Donald Trump: Superman or Salesman?
by Sean Fitzpatrick
Donald Trump is not a Superman. He is a salesman. He is an elitist critic of the elite, voicing the mass frustration at the fools who run the country.
Donald Trump remains trumpeting atop the Republican polls. His larger-than-life crusade to “Make America Great Again” is enough to get anyone’s attention—complete with WWF-style theatrics, bombastic reality-TV braggadocio, and just a hint of fascism—as the billionaire real-estate mogul shouts about cleansing the country of elitist corruption and forcibly defending it from illegal invasion by virtue of his self-proclaimed benevolent, genius, successful self. With a campaign this campy, Mr. Trump’s strength is strange. It is reminiscent not so much of the classic American strongman as it is of the conjectural German Superman. Could it be that Donald Trump is an incarnation of Nietzschean social philosophy? A man who has surpassed the common man? A fantasy icon of power, fame, riches, confidence, mass influence, and moral indifference? Is “The Donald” the Übermensch?
Donald Trump is the politician that America deserves, balling up the serious and the silly into the supercilious. He is no philosopher, though his methods, madness, and manners surprisingly evoke those of the radical German philosopher, Friedrich Nietzsche. Mr. Trump’s force-of-will, come-what-may, shoot-from-the-hip, couldn’t-care-less attitude is in keeping with the self-willed assertion of Nietzsche when it comes to the rejection of accepted moral and political norms. Breaking with custom was central to Nietzsche’s philosophy of securing power by claiming them with an insistence that overawed all other takers. The force and will to win was all the justification needed in this system of the strong claiming their natural place over the weak, and seizing what was stolen by the errors of Christian morality. Nietzsche taught that man was destined to pass beyond the concepts of good and evil and correct the topsy-turvydom of Christianity. The Superman was Nietzsche’s corrective: the man who denied the curse of Christianity and struck out with the sheer impetus of his will.
Nietzsche posited that religion—the Christian religion, in particular—was responsible for humanity’s decline. Religion, he thought, trained people to be meek and weak, to feel pity and feel guilty. As beings driven by power, such feelings were devastating, for humility is detrimental to a nature that desires dominance. When people pity others and act selflessly, they condemn themselves to inferiority and retard the social progress of the species. After the Enlightenment rang in God’s death, humanity was well out of religion and well into nihilism; free to define human meaning in the political arena. The same people who once felt shame before God for sin, now felt shame before one another for privilege. The elimination of social difference came next in order to remove all shame. Nietzsche wrote that this cultural leveling was more debilitating to humanity’s power-seeking nature than religion. For Nietzsche, such contradiction to human superiority left humanity racing toward depression, disillusionment, and, finally, the will-to-nothingness.

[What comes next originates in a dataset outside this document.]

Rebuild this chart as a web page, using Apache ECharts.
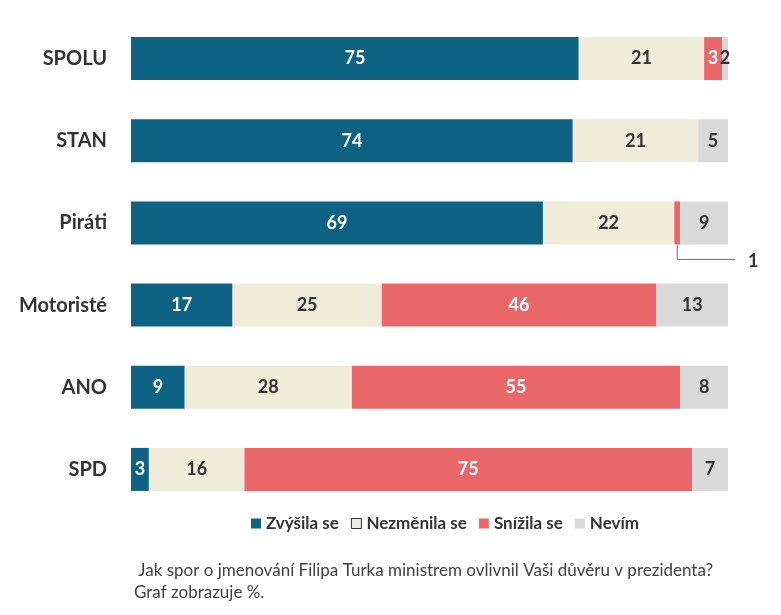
<!DOCTYPE html>
<html><head><meta charset="utf-8">
<script src="https://cdn.jsdelivr.net/npm/echarts@6/dist/echarts.min.js"></script>
<style>html,body{margin:0;padding:0;background:#fff}#c{width:781px;height:615px}</style>
</head><body><div id="c"></div>
<script>
const categories = ['SPOLU','STAN','Piráti','Motoristé','ANO','SPD'];
const zvysila = [75,74,69,17,9,3];
const nezmenila = [21,21,22,25,28,16];
const snizila = [3,0,1,46,55,75];
const nevim = [2,5,9,13,8,7];
const seriesNames = ['Zvýšila se','Nezměnila se','Snížila se','Nevím'];
const colors = ['#0e6385','#efecd9','#e96768','#d9d9d9'];
const labelColors = ['#fff','#333','#fff','#333'];
const font = 'Lato, "Open Sans", sans-serif';
// small segment labelled outside with a leader line
const calloutSeries = 2, calloutIndex = 2;

const chart = echarts.init(document.getElementById('c'));
const datas = [zvysila, nezmenila, snizila, nevim];
const series = datas.map((d,i)=>({
  name: seriesNames[i], type:'bar', stack:'t', barWidth:43, clip:true,
  itemStyle:{color:colors[i]},
  data: d.map((v,j)=>{
    const item = {value: v};
    if (v===0 || (i===calloutSeries && j===calloutIndex)) item.label={show:false};
    return item;
  }),
  label:{show:true, position:'inside', color:labelColors[i], fontSize:18, fontWeight:'bold', fontFamily:font}
}));

chart.setOption({
  animation:false,
  title:{text:' Jak spor o jmenování Filipa Turka ministrem ovlivnil Vaši důvěru v prezidenta?\nGraf zobrazuje %.',
    left:134, top:560, padding:0, textStyle:{fontSize:17, fontWeight:'normal', color:'#404040', fontFamily:font, lineHeight:22}},
  legend:{left:246, top:510, itemWidth:10, itemHeight:10, itemGap:12, icon:'rect',
    textStyle:{fontSize:17, fontWeight:'bold', color:'#333', fontFamily:font},
    data:[{name:seriesNames[0]},{name:seriesNames[1], itemStyle:{borderColor:'#333', borderWidth:1}},{name:seriesNames[2]},{name:seriesNames[3]}]},
  grid:{left:131, right:53, top:17.5, bottom:104.5},
  xAxis:{type:'value', min:0, max:100, show:false},
  yAxis:{type:'category', data:categories, inverse:true,
    axisLine:{show:false}, axisTick:{show:false},
    axisLabel:{fontSize:20, fontWeight:'bold', color:'#333', fontFamily:font, margin:24}},
  series
});

// leader line for the callout segment, positioned through the chart's own scales
let start = 0;
for (let k=0;k<calloutSeries;k++) start += datas[k][calloutIndex];
const mid = start + datas[calloutSeries][calloutIndex]/2;
const p = chart.convertToPixel({gridIndex:0}, [mid, categories[calloutIndex]]);
const right = chart.convertToPixel({gridIndex:0}, [100, categories[calloutIndex]]);
const yb = p[1] + 21.5;
chart.setOption({graphic:[
  {type:'polyline', shape:{points:[[p[0], yb],[p[0], yb+15],[right[0]+7, yb+15]]}, style:{stroke:'#6f6f6f', lineWidth:1, fill:null}},
  {type:'text', x:right[0]+20, y:yb+17, style:{text:String(datas[calloutSeries][calloutIndex]), fill:'#333', font:'bold 18px '+font, textAlign:'left', textVerticalAlign:'middle'}}
]});
</script></body></html>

The only hope for the human race was a generation Nietzsche called the Supermen: men who rose above societal oppression and haughtily defied the community’s moral code. The Supermen would not apologize for being high and mighty, but instead, would claim their rightful place of command willfully and without shame. Their coming to power and the exercise of power would never be a matter of morals to the Supermen who were beyond good and evil. They would determine morality by actions that would focus on their good rather than the common good. Nietzsche posited that the masses would venerate these Supermen, recognizing in them an incarnation of their own inhibited nature: the nature they themselves were too feeble to enact but identified with strongly. Average men would uphold the Supermen, beholding in them what they once saw in God, later in politics, and as yet had not found—a savior.
Could it be that Donald Trump is the American Superman? The man who breaks convention and common sense with impunity and is generally admired instead of generally abhorred? Mr. Trump adopts a Nietzschean slant with his extremist, egotist bluster, crowing over the pathetic rationalizations of the world’s losers, despite cries against him of being a bigot and a racist. As president, he promises that only people as brilliant, good-looking, successful, and fabulous as himself will be the winners. Mr. Trump will restore the good old days before the bad, ugly, and stupid people found a foothold and stacked the deck in their favor.
Donald Trump is, in these ways, Nietzschean: his attack against political correctness; his boasts about his talent and power; his flagrant shamelessness. Meanwhile, his supporters admire these qualities unheard of in the political sphere, which only serves to illustrate the Nietzschean allusion further.
The most common reason for approving Mr. Trump’s bid for the Republican nomination is that he appears to be a man who has placed himself above the accepted system and is unafraid to “tell it like it is:” a wild dream to most men. Mr. Trump comes across as a tough-guy who brashly pontificates at the bar over beers—and that quality has won him tremendous public attention and trending public support. Donald Trump is the man no one thought possible; the man who is always unabashed and has the will and the wallet to pull it off.